In memoriam Hans Dirken.
Op zondag 17 maart 1968, op de vooravond van een drukke passie- en paasperiode met tientallen uitvoeringen en een drietal paaskursussen op het Halewynprogramma, verloor het Vlaamse muziekleven één van zijn meest vooruitstrevende en belangrijke promotors. Terwijl hij het Halewynkoor en het kantatenorkest leidde in de uitvoering van Händels Messiah in de parochiekerk te Zolder in Limburg, bezweek Hans Dirken aan een hartaanval.
Hans Dirken, pseudoniem van Walter Weyler, werd te Antwerpen geboren op 7 november 1906. Na zijn Grieks-Latijnse studies behaalde hij aan het Koninklijk Vlaams Muziekkonservatorium van zijn geboortestad een tweede prijs voor viool en de diploma's van kontrapunt en fuga. In 1935 ontving hij de prijs ‘Albert de Vleeshouwer’ voor een kompositie voor viool en klavier. Intussen studeerde hij nog aan de Gentse universiteit. waar hij in 1936 promoveerde tot licentiaat kunstgeschiedenis en oudheidkunde. Het jaar daarop werd hij aan het konservatorium te Antwerpen benoemd tot bibliotekaris en leraar muziekgeschiedenis.
Hans Dirken was echter niet alleen een universitair geschoolde en muzikaal onderlegde figuur, die als musikoloog o.m. door zijn studies over Cypriane de Rore zowel in binnen- als buitenland een aanzienlijke faam had verworven.
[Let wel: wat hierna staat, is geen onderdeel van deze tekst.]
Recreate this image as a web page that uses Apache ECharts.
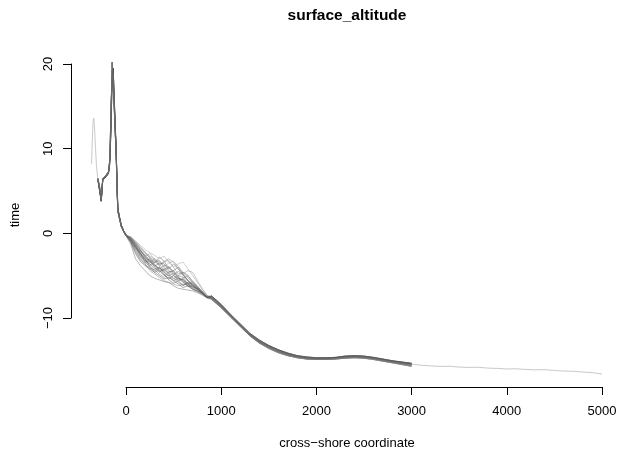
<!DOCTYPE html>
<html><head><meta charset="utf-8">
<script src="https://cdn.jsdelivr.net/npm/echarts@6/dist/echarts.min.js"></script>
<style>html,body{margin:0;padding:0;background:#fff}#c{width:620px;height:452px}</style>
</head><body><div id="c"></div>
<script>
// ---- text ----
const chartTitle = 'surface_altitude';
const xLabel = 'cross\u2212shore coordinate';
const yLabel = 'time';
const xTicks = [0, 1000, 2000, 3000, 4000, 5000];
const yTicks = [-10, 0, 10, 20];

// ---- shared cross-shore positions ----
const headX = [-295,-278,-260,-244,-225,-208,-184,-173,-166,-158,-145,-135,-125,-115,-103,-95,-86,-70,-50,-25,0];
const midX  = [50,100,150,200,250,300,350,400,450,500,550,600,650,700,750,800,850];
const tailX = [900,1000,1100,1200,1300,1400,1500,1600,1700,1800,1900,2000,2100,2200,2300,2400,2500,2600,2700,2800,2900,3000];
const farX  = [3100,3200,3300,3400,3500,3600,3700,3800,3900,4000,4100,4200,4300,4400,4500,4600,4700,4800,4900,5000];

// ---- profile pieces ----
const headA = [6.4,5.3,3.9,6.4,6.6,6.8,7.2,8.2,9.8,13.3,20.2,18.0,15.2,12.4,9.2,5.6,2.6,1.8,0.8,0.2,-0.3];
const headB = [6.5,5.5,4.2,6.5,6.7,6.9,7.3,8.4,10.5,14.5,19.2,18.6,15.8,12.8,9.6,6.0,2.8,1.9,0.9,0.3,-0.2];
const headC = [6.3,5.1,3.8,6.3,6.5,6.7,7.1,8.0,9.4,12.6,18.4,19.5,16.4,13.2,9.9,6.3,3.0,2.0,1.0,0.3,-0.2];

const mid01 = [-1.0,-2.0,-3.0,-3.6,-4.4,-4.8,-5.2,-5.6,-5.8,-6.0,-6.2,-6.0,-6.1,-6.3,-6.6,-7.0,-7.5];
const mid02 = [-0.8,-1.5,-2.6,-3.2,-3.6,-4.2,-4.0,-4.8,-5.4,-5.0,-5.6,-6.2,-5.8,-6.0,-6.5,-7.1,-7.5];
const mid03 = [-0.6,-1.2,-1.9,-2.8,-3.4,-3.0,-3.6,-4.4,-4.0,-4.6,-5.3,-5.8,-6.3,-6.2,-6.5,-7.0,-7.6];
const mid04 = [-0.5,-1.0,-1.6,-2.2,-2.9,-3.5,-2.8,-3.3,-4.2,-3.6,-4.2,-5.0,-5.6,-6.0,-6.4,-6.9,-7.4];
const mid05 = [-0.7,-1.4,-2.2,-2.7,-2.4,-3.1,-3.8,-3.4,-3.2,-4.0,-4.8,-4.6,-5.2,-5.9,-6.3,-6.8,-7.5];
const mid06 = [-0.9,-1.8,-2.4,-3.0,-3.8,-3.4,-3.2,-4.0,-4.6,-4.4,-4.0,-4.8,-5.6,-6.1,-6.6,-7.0,-7.6];
const mid07 = [-0.4,-0.9,-1.4,-1.9,-2.3,-2.6,-3.0,-2.7,-3.4,-4.0,-3.6,-3.4,-4.2,-5.0,-5.8,-6.6,-7.3];
const mid08 = [-0.6,-1.3,-2.0,-2.8,-3.2,-4.0,-4.6,-4.2,-4.8,-5.4,-5.0,-5.2,-5.9,-6.4,-6.5,-6.9,-7.5];
const mid09 = [-1.1,-2.4,-3.3,-3.8,-4.2,-4.6,-5.0,-5.4,-5.2,-5.6,-6.0,-6.4,-6.2,-6.6,-6.9,-7.2,-7.6];
const mid10 = [-0.5,-1.1,-1.8,-2.4,-2.8,-3.3,-3.7,-3.3,-3.0,-3.4,-4.2,-4.8,-4.4,-4.6,-5.6,-6.5,-7.3];
const mid11 = [-0.7,-1.6,-2.7,-3.3,-3.0,-3.6,-4.4,-5.0,-4.6,-4.4,-5.2,-5.8,-6.0,-5.7,-6.2,-6.9,-7.5];
const mid12 = [-0.8,-1.7,-2.3,-3.4,-4.0,-4.6,-4.3,-4.9,-5.5,-5.9,-5.6,-5.4,-6.0,-6.5,-6.8,-7.1,-7.6];
const mid13 = [-1.3,-3.0,-3.8,-4.4,-5.0,-5.3,-5.5,-5.7,-5.8,-6.2,-6.5,-6.6,-6.7,-6.8,-7.0,-7.3,-7.6];
const mid14 = [-0.6,-1.4,-2.5,-3.0,-3.5,-3.2,-3.9,-4.6,-5.0,-4.7,-5.1,-5.7,-6.2,-6.4,-6.7,-7.1,-7.6];
const mid15 = [-0.5,-1.2,-2.0,-2.6,-3.3,-3.9,-3.5,-3.6,-4.4,-4.9,-4.5,-4.9,-5.5,-6.2,-6.6,-7.0,-7.5];
const mid16 = [-0.9,-1.9,-2.8,-3.5,-3.2,-3.8,-4.5,-4.2,-4.0,-4.8,-5.5,-5.3,-5.0,-5.6,-6.3,-6.9,-7.5];
const mid17 = [-0.4,-1.0,-1.7,-2.3,-2.7,-3.0,-3.4,-3.9,-3.5,-3.3,-3.9,-4.6,-5.2,-5.8,-6.4,-6.9,-7.4];
const mid18 = [-0.7,-1.5,-2.3,-3.1,-3.9,-4.4,-4.1,-4.5,-5.1,-5.6,-5.3,-5.5,-6.2,-6.6,-6.8,-7.1,-7.6];
const mid19 = [-0.8,-1.6,-2.1,-2.6,-3.1,-3.7,-4.2,-3.8,-3.9,-4.5,-5.0,-4.6,-4.9,-5.8,-6.4,-6.9,-7.5];
const mid20 = [-1.0,-2.2,-3.1,-3.7,-4.1,-4.3,-4.8,-5.2,-4.9,-5.3,-5.8,-6.1,-5.9,-6.2,-6.6,-7.0,-7.5];

const tailA = [-7.6,-8.6,-9.8,-10.9,-12.0,-12.8,-13.4,-13.9,-14.3,-14.6,-14.75,-14.8,-14.8,-14.75,-14.6,-14.55,-14.6,-14.75,-14.95,-15.15,-15.3,-15.45];
const tailB = [-7.8,-8.8,-9.9,-11.0,-12.1,-12.95,-13.6,-14.1,-14.45,-14.7,-14.85,-14.9,-14.9,-14.85,-14.75,-14.7,-14.75,-14.9,-15.1,-15.3,-15.5,-15.7];
const tailC = [-7.4,-8.4,-9.6,-10.7,-11.8,-12.6,-13.25,-13.75,-14.15,-14.45,-14.6,-14.7,-14.7,-14.65,-14.5,-14.45,-14.5,-14.65,-14.85,-15.05,-15.2,-15.35];
const tailD = [-7.7,-8.7,-9.85,-10.95,-12.05,-12.9,-13.5,-14.0,-14.4,-14.65,-14.8,-14.85,-14.85,-14.8,-14.7,-14.62,-14.68,-14.82,-15.02,-15.22,-15.4,-15.58];
const tailE = [-7.5,-8.5,-9.7,-10.8,-11.9,-12.7,-13.3,-13.8,-14.2,-14.5,-14.68,-14.75,-14.74,-14.7,-14.55,-14.5,-14.55,-14.7,-14.9,-15.1,-15.25,-15.4];

// initial (light) profile, the only one spanning the full domain
const initHeadX = [-362,-354,-346,-338,-330,-320,-310,-299];
const initHeadY = [8.2,11.0,13.2,13.6,12.4,10.0,8.0,6.7];
const initMid   = [-0.7,-1.5,-2.3,-2.9,-3.3,-3.8,-4.1,-4.4,-4.7,-5.0,-5.3,-5.6,-5.9,-6.2,-6.6,-7.0,-7.5];
const farY = [-15.58,-15.66,-15.72,-15.70,-15.80,-15.84,-15.82,-15.92,-15.95,-16.02,-16.00,-16.08,-16.12,-16.10,-16.20,-16.26,-16.30,-16.38,-16.45,-16.62];

const heads = [headA, headB, headC];
const tails = [tailA, tailB, tailC, tailD, tailE];
const mids = [mid01,mid02,mid03,mid04,mid05,mid06,mid07,mid08,mid09,mid10,
              mid11,mid12,mid13,mid14,mid15,mid16,mid17,mid18,mid19,mid20];
const lineColors = ['#7a7a7a','#444444','#6c6c6c','#555555','#8a8a8a','#4c4c4c','#969696','#5e5e5e','#3e3e3e','#7e7e7e',
                    '#666666','#484848','#5a5a5a','#888888','#515151','#6e6e6e','#909090','#464646','#767676','#626262'];

function pairs(xs, ys) { return xs.map((x, k) => [x, ys[k]]); }

const series = [];
series.push({
  type: 'line', showSymbol: false, silent: true, z: 1,
  lineStyle: { width: 1, color: '#c9c9c9' },
  data: [].concat(pairs(initHeadX, initHeadY), pairs(headX.slice(1), headA.slice(1)),
                  pairs(midX, initMid), pairs(tailX, tailA), pairs(farX, farY))
});
mids.forEach((m, i) => {
  series.push({
    type: 'line', showSymbol: false, silent: true, z: 2,
    lineStyle: { width: 1, color: lineColors[i], opacity: 0.45 },
    data: [].concat(pairs(headX, heads[i % 3]), pairs(midX, m), pairs(tailX, tails[i % 5]))
  });
});

// axis geometry: ticks 0..5000 span 126..602 px, -10..20 span 318..64 px
const pxPerX = 476 / 5000, pxPerY = 254 / 30;
const dataXMin = -600, dataXMax = 5100, dataYMin = -18, dataYMax = 22;
const g0left = 126 + dataXMin * pxPerX;
const g0width = (dataXMax - dataXMin) * pxPerX;
const g0top = 64 - (dataYMax - 20) * pxPerY;
const g0height = (dataYMax - dataYMin) * pxPerY;

const font = 'Liberation Sans, Arial, Helvetica, sans-serif';
const chart = echarts.init(document.getElementById('c'), null, { renderer: 'canvas' });
chart.setOption({
  animation: false,
  backgroundColor: '#fff',
  grid: [
    { left: g0left, top: g0top, width: g0width, height: g0height, containLabel: false },
    { left: 126, right: 18, top: 64, bottom: 134, containLabel: false }
  ],
  xAxis: [
    { type: 'value', gridIndex: 0, min: dataXMin, max: dataXMax, show: false },
    {
      type: 'value', gridIndex: 1, min: xTicks[0], max: xTicks[xTicks.length - 1], interval: 1000,
      offset: 69,
      axisLine: { show: true, onZero: false, lineStyle: { color: '#000', width: 1 } },
      axisTick: { show: true, length: 8, lineStyle: { color: '#000' } },
      axisLabel: { margin: 18, fontSize: 13, color: '#000', fontFamily: font,
                   showMinLabel: true, showMaxLabel: true, formatter: v => String(v) },
      splitLine: { show: false }
    }
  ],
  yAxis: [
    { type: 'value', gridIndex: 0, min: dataYMin, max: dataYMax, show: false },
    {
      type: 'value', gridIndex: 1, min: yTicks[0], max: yTicks[yTicks.length - 1], interval: 10,
      offset: 55,
      axisLine: { show: true, onZero: false, lineStyle: { color: '#000', width: 1 } },
      axisTick: { show: true, length: 8, lineStyle: { color: '#000' } },
      axisLabel: { margin: 16, rotate: 90, fontSize: 13, color: '#000', fontFamily: font,
                   formatter: v => String(v).replace('-', '\u2212') },
      splitLine: { show: false }
    }
  ],
  graphic: [
    { type: 'text', silent: true,
      style: { text: chartTitle, x: 347, y: 16, textAlign: 'center', textVerticalAlign: 'middle',
               font: 'bold 15.5px ' + font, fill: '#000' } },
    { type: 'text', silent: true,
      style: { text: xLabel, x: 347, y: 443, textAlign: 'center', textVerticalAlign: 'middle',
               font: '13px ' + font, fill: '#000' } },
    { type: 'text', silent: true, x: 15, y: 215, rotation: Math.PI / 2,
      style: { text: yLabel, x: 0, y: 0, textAlign: 'center', textVerticalAlign: 'middle',
               font: '13px ' + font, fill: '#000' } }
  ],
  series: series.map(s => Object.assign(s, { xAxisIndex: 0, yAxisIndex: 0 }))
});
</script>
</body></html>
Vóór alles was hij de leider en bezieler van de Halewynstichting. In 1951 onder impuls van prof. Floris van der Mueren in het leven geroepen, beoogt die vereniging - zo lezen we in de statuten - ‘de gezondmaking van de muziekopvoeding en de algehele hermuzikalisering van ons Vlaamse volk’. Niettegenstaande onbegrip en tegenkanting in het begin, heeft Hans Dirken van de Halewynstichting het belangrijkste muziekpedagogisch centrum in Vlaanderen gemaakt. Wat hij in de schoot van die vereniging heeft verricht, grenst aan het ongelooflijke. In de jeugdmuziekscholen die onder zijn toezicht stonden werden reeds honderden kinderen volgens nieuwe muziekpedagogische principes en door kreatieve beleving en Orffpraktijken in de grote wereld van de muziek binnengeleid. De teorie van de vernieuwde muziekpedagogie en de praktijk van de verjongde koormuziekbeweging en huismuziekbeoefening droeg hij uit tijdens tal van vakantiekursussen. Jaren voordat men zich in officiële kringen bekommerde om de kerkmuziekvernieuwing legde hij samen met Ignace De Sutter, tans voorzitter van de Halewynstichting, de basis voor de herwaardering van het gregoriaans en voor de beoefening van het kerklied in de volkstaal. In de reeks Onze koorwerken publiceerde hij tal van renaissancebladzijden van onze alomgeprezen Nederlandse polyfonisten. Het sterkst zal hij in onze herinnering blijven voortleven als organisator van de unieke Antwerpse Muziekdagen en dirigent van het Halewynkoor en het kantatenorkest. Met dat ensemble heeft hij het koncertleven in Vlaanderen rijkelijk gestoffeerd en de fraaie parels uit de Nederlandse polyfonie, de serene muziek van Heinrich Schütz, de piëtistische
bladzijden van Dietrich Buxtehude, de verantwoorde hedendaagse koorliteratuur en de onvervalste gedaante van Johann Sebastian Bach en Georg Friedrich Händel aan velen geopenbaard.